Immutable Foundations: Hardening Critical Infrastructure with NixOS
The Challenge: The Cost of "Snowflake" Servers
In high-stakes environments—such as national crisis management platforms—reliability is the primary metric. Traditional configuration management (Ansible, Chef, Puppet) is imperative; it attempts to change a system's state piece by piece. Over time, this leads to "Snowflake Servers"—unique, inconsistent machines that are impossible to replicate exactly.
When the migration from VM-based deployments to Kubernetes was spearheaded, a base operating system was required that guaranteed consistency. A server in a disaster recovery site must be identical to the one in production, down to the last byte.
The Strategy: NixOS as a Pure Function
NixOS solves the "Snowflake" problem by treating the entire operating system as a pure function: f(configuration.nix) -> System.
By defining infrastructure declaratively, several goals were achieved:
- Total Reproducibility: A build today is bit-for-bit identical to a build three months from now.
- Zero-Touch Provisioning: Provisioning scripts that often fail halfway through are eliminated.
- Atomic Rollbacks: If an OS-level change caused an issue, rolling back was instantaneous—an essential feature for 24/7 public safety services.
Implementation: Custom AMIs for AWS & GCP
Instead of using generic "golden images" that drift the moment they are launched, custom AMIs (Amazon Machine Images) are generated directly from the Nix configuration.
Example: A Hardened Production Base
This snippet defines a base image that integrates security hardening with the networking requirements of a modern platform:
{ pkgs, modulesPath, ... }: {
imports = [ "${modulesPath}/virtualisation/amazon-image.nix" ];
# Strategic Networking & Identity
networking.hostName = "sre-prod-base";
services.openssh.enable = true;
# Application Stack for K8s Nodes
environment.systemPackages = with pkgs; [
containerd
kubernetes-helm
awscli2
];
# Security Hardening (SOC2/NIS2 Compliance Ready)
security.sudo.wheelNeedsPassword = false;
security.protectKernelImage = true;
users.users.sre-deploy = {
isNormalUser = true;
extraGroups = [ "wheel" ];
openssh.authorizedKeys.keys = [ "ssh-ed25519 AAA..." ];
};
}Running nix build .#amazonImage produces a version-controlled, immutable artifact ready for deployment via Terraform.
Security & Compliance: The Audit Advantage
For US-based remote roles and critical infrastructure projects, SecOps is non-negotiable. Nix provides a unique advantage here: the Build Graph.
Because every dependency is explicitly declared, the entire system's supply chain can be audited at build-time. Using code/container inspection tools, it is possible to verify that no unauthorized binaries or unpatched libraries enter the production images.
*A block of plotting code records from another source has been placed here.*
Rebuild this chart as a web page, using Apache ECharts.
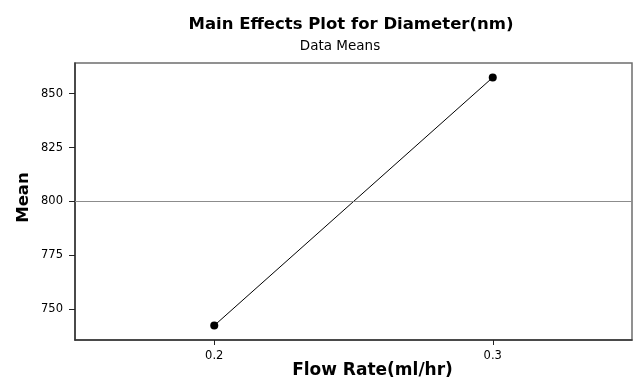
<!DOCTYPE html>
<html>
<head>
<meta charset="utf-8">
<script src="https://cdn.jsdelivr.net/npm/echarts@6/dist/echarts.min.js"></script>
<style>
  html, body { margin: 0; padding: 0; background: #fff; }
  #chart { width: 637px; height: 380px; }
</style>
</head>
<body>
<div id="chart"></div>
<script>
// Factor levels and the mean diameter at each level
const flowRates = [0.2, 0.3];
const meanDiameter = [742.5, 857.5];
const grandMean = 800;
const yTicks = [750, 775, 800, 825, 850];
const xTicks = [0.2, 0.3];

const FONT = 'DejaVu Sans';
const chart = echarts.init(document.getElementById('chart'), null, { renderer: 'canvas' });

chart.setOption({
  backgroundColor: '#ffffff',
  animation: false,
  textStyle: { fontFamily: FONT },
  title: [
    {
      text: 'Main Effects Plot for Diameter(nm)',
      left: 346, top: 11, textAlign: 'center',
      textStyle: { fontFamily: FONT, fontWeight: 'bold', fontSize: 16.5, color: '#000' }
    },
    {
      text: 'Data Means',
      left: 335, top: 34, textAlign: 'center',
      textStyle: { fontFamily: FONT, fontWeight: 'normal', fontSize: 13.5, color: '#000' }
    }
  ],
  grid: {
    left: 75, right: 5, top: 63, bottom: 40,
    outerBoundsMode: 'none',
    containLabel: false,
    show: true, borderColor: '#6e6e6e', borderWidth: 1.5, backgroundColor: '#fff'
  },
  xAxis: {
    type: 'value',
    min: 0.15, max: 0.35,
    name: 'Flow Rate(ml/hr)',
    nameLocation: 'middle',
    nameMoveOverlap: false,
    nameGap: 22,
    nameTextStyle: { fontFamily: FONT, fontWeight: 'bold', fontSize: 17, color: '#000', padding: [0, 0, 0, 38] },
    axisLine: { show: true, onZero: false, lineStyle: { color: '#333', width: 1.5 } },
    axisTick: { show: true, length: 5, customValues: xTicks, lineStyle: { color: '#222', width: 1 } },
    axisLabel: { customValues: xTicks, margin: 10, fontSize: 11.5, color: '#000', fontFamily: FONT },
    splitLine: { show: false }
  },
  yAxis: {
    type: 'value',
    min: 735.8, max: 864.2,
    name: 'Mean',
    nameLocation: 'middle',
    nameMoveOverlap: false,
    nameGap: 43,
    nameRotate: 90,
    nameTextStyle: { fontFamily: FONT, fontWeight: 'bold', fontSize: 16.5, color: '#000', padding: [0, 0, 0, 8] },
    axisLine: { show: true, onZero: false, lineStyle: { color: '#333', width: 1.5 } },
    axisTick: { show: true, length: 6, customValues: yTicks, lineStyle: { color: '#222', width: 1 } },
    axisLabel: { customValues: yTicks, margin: 12, fontSize: 11.5, color: '#000', fontFamily: FONT },
    splitLine: { show: false }
  },
  series: [
    {
      type: 'line',
      data: flowRates.map((x, i) => [x, meanDiameter[i]]),
      symbol: 'circle',
      symbolSize: 8,
      lineStyle: { color: '#000', width: 1 },
      itemStyle: { color: '#000' },
      markLine: {
        silent: true,
        symbol: 'none',
        label: { show: false },
        lineStyle: { color: '#8c8c8c', type: 'solid', width: 1 },
        data: [{ yAxis: grandMean }]
      }
    }
  ]
});
</script>
</body>
</html>
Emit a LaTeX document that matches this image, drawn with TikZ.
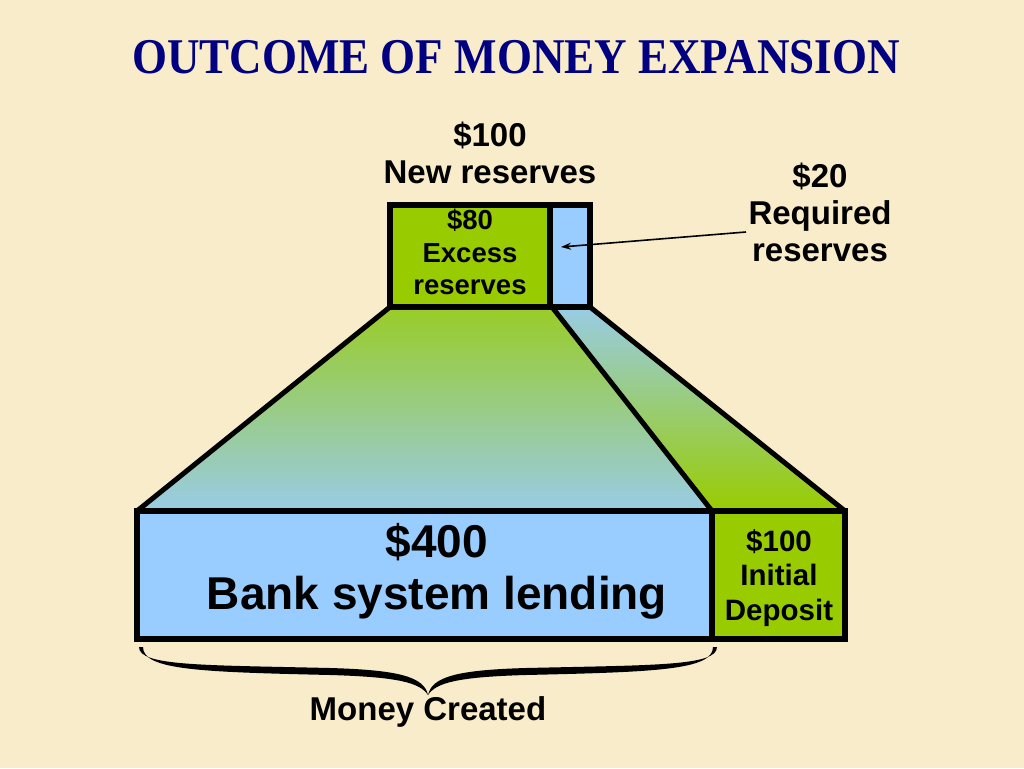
\documentclass[tikz,border=0pt]{standalone}
\usepackage{graphicx}
\usepackage{fontspec}
\setmainfont{Liberation Sans}
\newfontfamily\titlefont{Liberation Serif}
\usetikzlibrary{arrows.meta}
\definecolor{bg}{HTML}{F8ECCB}
\definecolor{navy}{HTML}{000080}
\definecolor{grn}{HTML}{99CC00}
\definecolor{blu}{HTML}{99CCFF}
\begin{document}
\begin{tikzpicture}[x=1pt,y=-1pt,
  lbl/.style={font=\bfseries\fontsize{33}{37}\selectfont, align=center, inner sep=0pt, text=black},
  boxg/.style={draw=black, fill=grn, line width=6pt, inner sep=0pt},
  boxb/.style={draw=black, fill=blu, line width=6pt, inner sep=0pt},
  edge/.style={draw=black, line width=5pt, line join=round}]
\fill[bg] (0,0) rectangle (1024,768);
\useasboundingbox (0,0) rectangle (1024,768);

% title
\node[font=\titlefont\bfseries\fontsize{50}{50}\selectfont, text=navy, inner sep=0pt] (title) at (516,57)
  {\scalebox{0.9}[1]{OUTCOME OF MONEY EXPANSION}};

% trapezoids
\shade[top color=grn!85!blu, bottom color=blu!90!grn] (390,307) -- (552,307) -- (712,511) -- (137,511) -- cycle;
\shade[top color=blu!90!grn, bottom color=grn] (552,307) -- (590,307) -- (845,511) -- (712,511) -- cycle;
\draw[edge] (390,307) -- (137,511);
\draw[edge] (552,307) -- (712,511);
\draw[edge] (590,307) -- (845,511);

% top boxes
\node[boxg, minimum width=160pt, minimum height=102pt] (excess) at (470,256) {};
\node[boxb, minimum width=40pt, minimum height=102pt] (req) at (570,256) {};
\node[lbl, font=\bfseries\fontsize{27.5}{32.5}\selectfont] (excesstxt) at (470,252) {\$80\\Excess\\reserves};

% bottom boxes
\node[boxb, minimum width=575pt, minimum height=128pt] (lend) at (424.5,575) {};
\node[boxg, minimum width=133pt, minimum height=128pt] (dep) at (778.5,575) {};
\node[lbl, font=\bfseries\fontsize{46}{52}\selectfont] (lendtxt) at (437,571) {\$400\\Bank system lending};
\node[lbl, font=\bfseries\fontsize{29.5}{34.5}\selectfont] (deptxt) at (779,578) {\$100\\Initial\\Deposit};

% labels
\node[lbl] (newres) at (490,153) {\$100\\New reserves};
\node[lbl] (reqtxt) at (820,212) {\$20\\Required\\reserves};
\node[lbl] (money) at (428,712) {Money Created};

% arrow
\coordinate (tail) at (746,232);
\coordinate (tip) at (561,247);
\draw[line width=1.6pt, -{Stealth[length=10pt,width=7pt]}] (tail) -- (tip);

% brace
\fill[black] (139,647) .. controls (139,666) and (200,665) .. (330,668)
  .. controls (400,670) and (424,677) .. (428,695)
  .. controls (432,677) and (456,670) .. (526,668)
  .. controls (656,665) and (717,666) .. (717,647)
  -- (713,647) .. controls (713,670) and (656,672) .. (526,675)
  .. controls (456,677) and (436,683) .. (428,695)
  .. controls (420,683) and (400,677) .. (330,675)
  .. controls (200,672) and (143,670) .. (143,647) -- cycle;
\end{tikzpicture}
\end{document}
This level of transparency is critical for complying with regulations like NIS2 or meeting the strict security standards of modern SRE organizations.
Impact: Accelerating the Path to Kubernetes
The real business value of NixOS was realized during the Kubernetes migration. By having a predictable, immutable base OS for nodes (whether on AWS EC2 or Rancher-managed clusters), the "incubation period" of new clusters was reduced from days to minutes.
- Reliability: 0% failure rate during OS-level upgrades.
- Operational Efficiency: Manual intervention was reduced by 40% across the VM-to-K8s fleet.
- Disaster Recovery: The entire fleet can now be rebuilt from a single Nix flake in any cloud region.
Conclusion
NixOS is more than just a distribution; it's a strategic tool for the modern SRE. By moving from imperative automation (doing things) to declarative definition (being things), a platform has been built that is not only faster to deploy but fundamentally more secure and reliable.
As the evolution of the Internal Developer Platform (IDP) continues using tools like Crossplane and ArgoCD, the immutable foundation provided by NixOS remains the anchor of the reliability strategy.